Researchers believe the space rock is the first sample of Mars' crust ever discovered, and researchers hope it will reveal a number of red planet secrets, a Florida State University news release reported.
Researchers performed a "complex analysis" on the meteorite using "highly sophisticated mass spectrometers in the MagLab's geochemistry department." They found high concentrations of trace metals like iridium, which suggested the rock came from a Martian crater.
"This cratered terrain has been long thought to hold the keys to Mars' birth and early childhood," Munir Humayun, a professor in FSU's Department of Earth, Ocean and Atmospheric Science and a researcher at the National High Magnetic Field Laboratory (MagLab), said.

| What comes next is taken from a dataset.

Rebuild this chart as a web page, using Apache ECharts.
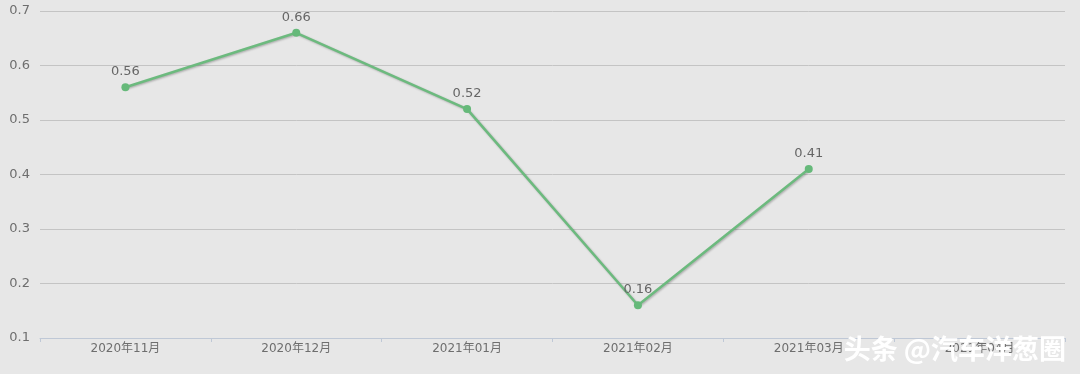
<!DOCTYPE html>
<html>
<head>
<meta charset="utf-8">
<script src="https://cdn.jsdelivr.net/npm/echarts@6/dist/echarts.min.js"></script>
<style>
html,body{margin:0;padding:0;background:#e7e7e7;}
#chart{width:1080px;height:374px;}
</style>
</head>
<body>
<div id="chart"></div>
<script>
var categories = ['2020年11月','2020年12月','2021年01月','2021年02月','2021年03月','2021年04月'];
var values = [0.56, 0.66, 0.52, 0.16, 0.41, null];
var yTicks = {min: 0.1, max: 0.7, interval: 0.1};
var watermark = '头条 @汽车洋葱圈';

var chart = echarts.init(document.getElementById('chart'));
chart.setOption({
  backgroundColor: '#e7e7e7',
  animation: false,
  grid: {left: 40, right: 15, top: 11, bottom: 36, containLabel: false},
  xAxis: {
    type: 'category',
    data: categories,
    boundaryGap: true,
    axisLine: {lineStyle: {color: '#bfc8d6', width: 1}},
    axisTick: {show: true, length: 4, lineStyle: {color: '#bfc8d6'}},
    axisLabel: {color: '#6e6e6e', fontSize: 12, margin: 5, fontFamily: '"DejaVu Sans", "Noto Sans CJK SC"'}
  },
  yAxis: {
    type: 'value',
    min: yTicks.min, max: yTicks.max, interval: yTicks.interval,
    axisLine: {show: false},
    axisTick: {show: false},
    axisLabel: {color: '#6e6e6e', fontSize: 13, margin: 10, fontFamily: '"DejaVu Sans"',
      formatter: function(v){ return v.toFixed(1); }},
    splitLine: {lineStyle: {color: '#c4c4c4', width: 1}}
  },
  series: [{
    type: 'line',
    data: values,
    connectNulls: false,
    symbol: 'circle',
    symbolSize: 8,
    itemStyle: {color: '#66b97a'},
    lineStyle: {color: '#6cba7e', width: 2.5, shadowColor: 'rgba(0,0,0,0.25)', shadowBlur: 2, shadowOffsetX: 1, shadowOffsetY: 1},
    label: {show: true, position: 'top', distance: 5, color: '#666', fontSize: 13, fontFamily: '"DejaVu Sans"'}
  }],
  graphic: [{
    type: 'text',
    x: 1066,
    y: 349,
    z: 100,
    style: {
      text: watermark,
      fill: '#ffffff',
      font: 'bold 27px "Noto Sans CJK SC"',
      align: 'right',
      verticalAlign: 'middle',
      shadowColor: 'rgba(0,0,0,0.9)',
      shadowBlur: 1,
      shadowOffsetX: 1.5,
      shadowOffsetY: 1.5
    }
  }]
});
</script>
</body>
</html>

This is the first sample from this area that scientists have ever been able to get their hands on; researchers believe it could tell tales of early crustal growth on the red planet.
The researchers analyzed the meteorite, and were able to determine the thickness of Mars' crust, the results agreed with past estimates made by independent spacecrafts. The finding suggests that Mars did not experience a large impact event that affected the entire planet, as has been previously believed.
Using diamonds inside the meteorite called zircons, the researchers determined the meteorite was 4.4 billion years old.
"This date is about 100 million years after the first dust condensed in the solar system," Humayun said. "We now know that Mars had a crust within the first 100 million years of the start of planet building, and that Mars' crust formed concurrently with the oldest crusts on Earth and the Moon."
The researchers hope the meteorite will help them reveal the impact history of Mars, the early composition of the planet, and the nature of the ancient zircons found within the meteorite.